After sync has completed, monitor logs and ask patch-owner to check that the patch was deployed successfully.

Reverting

If a patch doesn't work as expected, or causes errors, it will have to be reverted.

Process

1. Revert commit causing errors

git revert [SHA1]. If the patch being reverted is a merge commit you will have to supply -m like: git revert [SHA1] -m1

2. Push code live

scap sync-file [affected-file] the changes BEFORE pushing patches to gerrit

3. Push revert patch to gerrit

On the deployment machine, push the patch to gerrit via: git push origin HEAD:refs/for/[branch]/revert-[SHA1]. You will be prompted for your gerrit https password.

Maintenance Scripts

During the course of SWAT, you may encounter a patch that needs a maintenance script to be run as part of deployment. As noted earlier, maintenance scripts are run from Terbium.eqiad.wmnet or Wasat.codfw.wmnet.

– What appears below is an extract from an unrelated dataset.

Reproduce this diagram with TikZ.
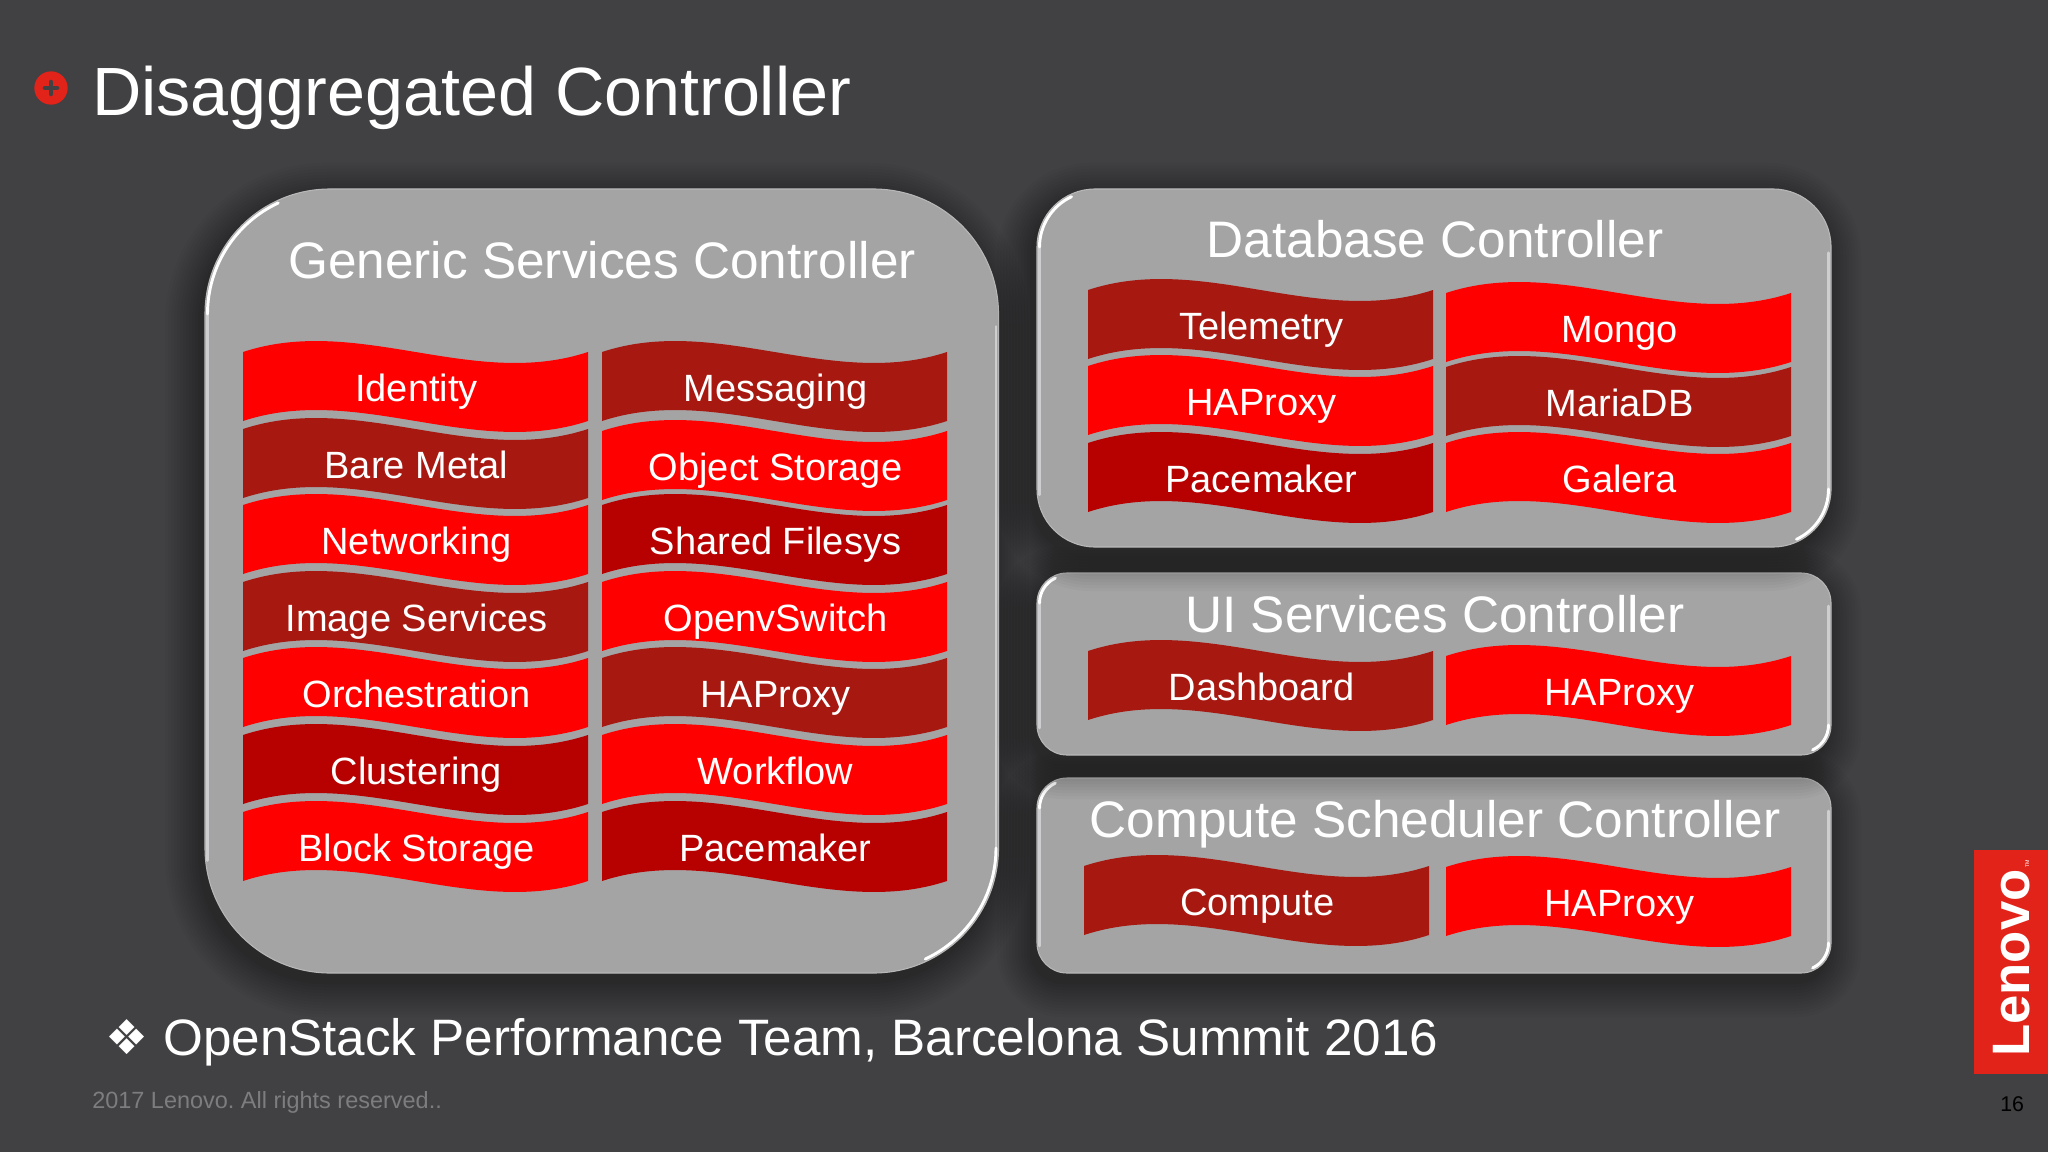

For long running scripts, it is recommended they are run in screen as follows: screen [below listed command]

For convenience, the most frequently run maintenance scripts are presented below:

namespaceDupes

When a new namespace is added to an existing wiki, the namespaceDupes maintenance script should be run for that wiki:

you@terbium:~ $ mwscript namespaceDupes.php ptwikinews --fix

Image Cache Purges

See also Multicast HTCP purging#One-off purge

When a project logo is updated, it's best to purge the old logo from cache. This purge is done on en.wikipedia.org regardless of the wiki for which the logo is being purged:

you@terbium:~$ echo "https://en.wikipedia.org/static/images/project-logos/newikibooks.png" | mwscript purgeList.php --wiki=enwiki

updateCollation

When the default collation changes for a wiki, the updateCollation maintenance script will need to be run:

you@terbium:~$ mwscript updateCollation.php --wiki=iswiki --previous-collation=uppercase

(Note that --previous-collation=uppercase might not be the case for wikis where they had set a different category collation and are changing it to another, in that case you'll have to set that parameter accordingly).